The upper continental crust is too evolved (felsic) to be a melt in equilibrium with the mantle (e.g., basalt).  A mafic end-member is required to balance the continental crust composition. One possibility is the lower crust because it is mafic. However, the composition of the average global lower continental crust (Rudnick and Fountain, 1995) is clearly not mafic enough to balance the evolved composition of the continental crust. There is thus a “missing” mafic end-member.  One possibility is that the evidence for this “missing” mafic end-member is eliminated when mafic lithologies (in the form of garnet-pyroxenite), founder and disappear into the convecting mantle (Kay and Kay, 1993; Rudnick, 1995).  Sierra Nevadan garnet-pyroxenites (garnet clinopyroxenites and garnet websterites) may represent a rare snapshot of this mafic component before it foundered.  The average composition of the Sierran garnet-pyroxenites is considerably more mafic than the average global lower continental crust, thus representing a plausible complementary mafic end-member.
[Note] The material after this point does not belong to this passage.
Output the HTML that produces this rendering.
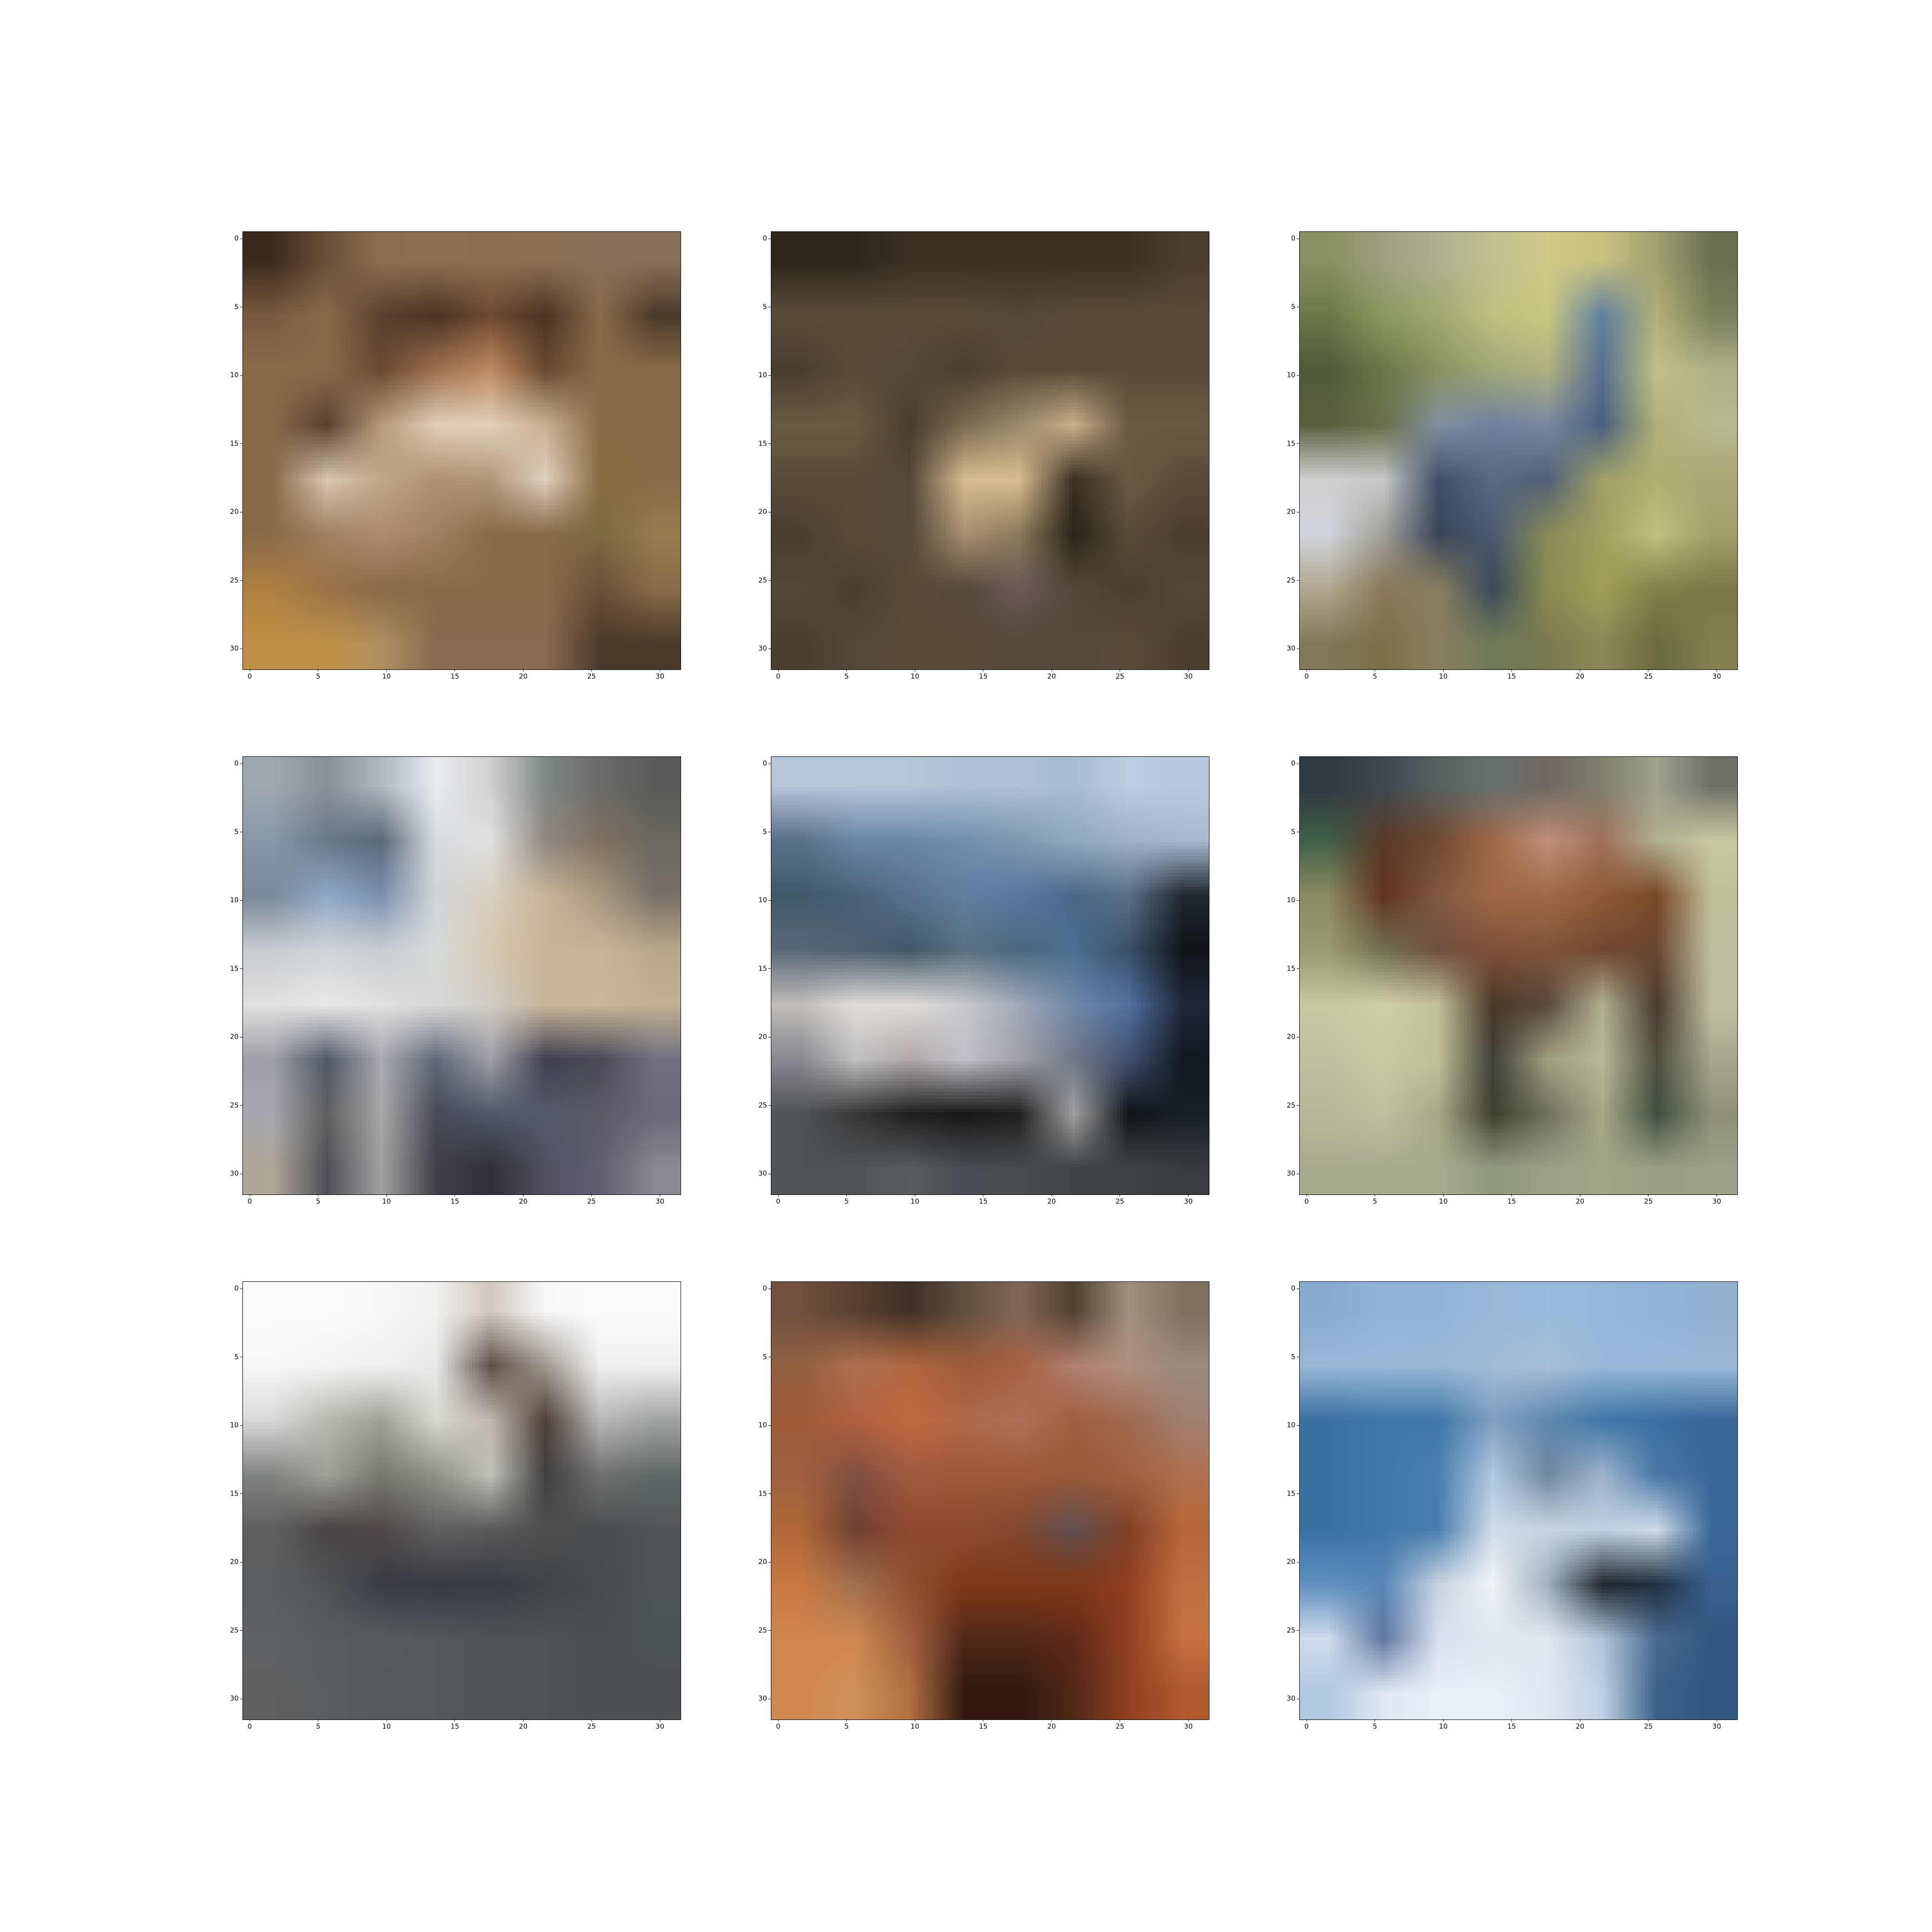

Rare-earth element patterns of the garnet pyroxenites also appear complementary to those of the Sierran granitoids, suggesting that the pyroxenites are petrogenetically related to the batholith (Ducea, 2001). Removal of Sierran-type pyroxenites would drive the bulk composition of the continental crust towards more evolved compositions, characteristic of the average continental crust. Efforts are underway to better characterize the major- and trace-element composition of garnet pyroxenite xenoliths beneath the Sierra Nevada in order to test this hypothesis.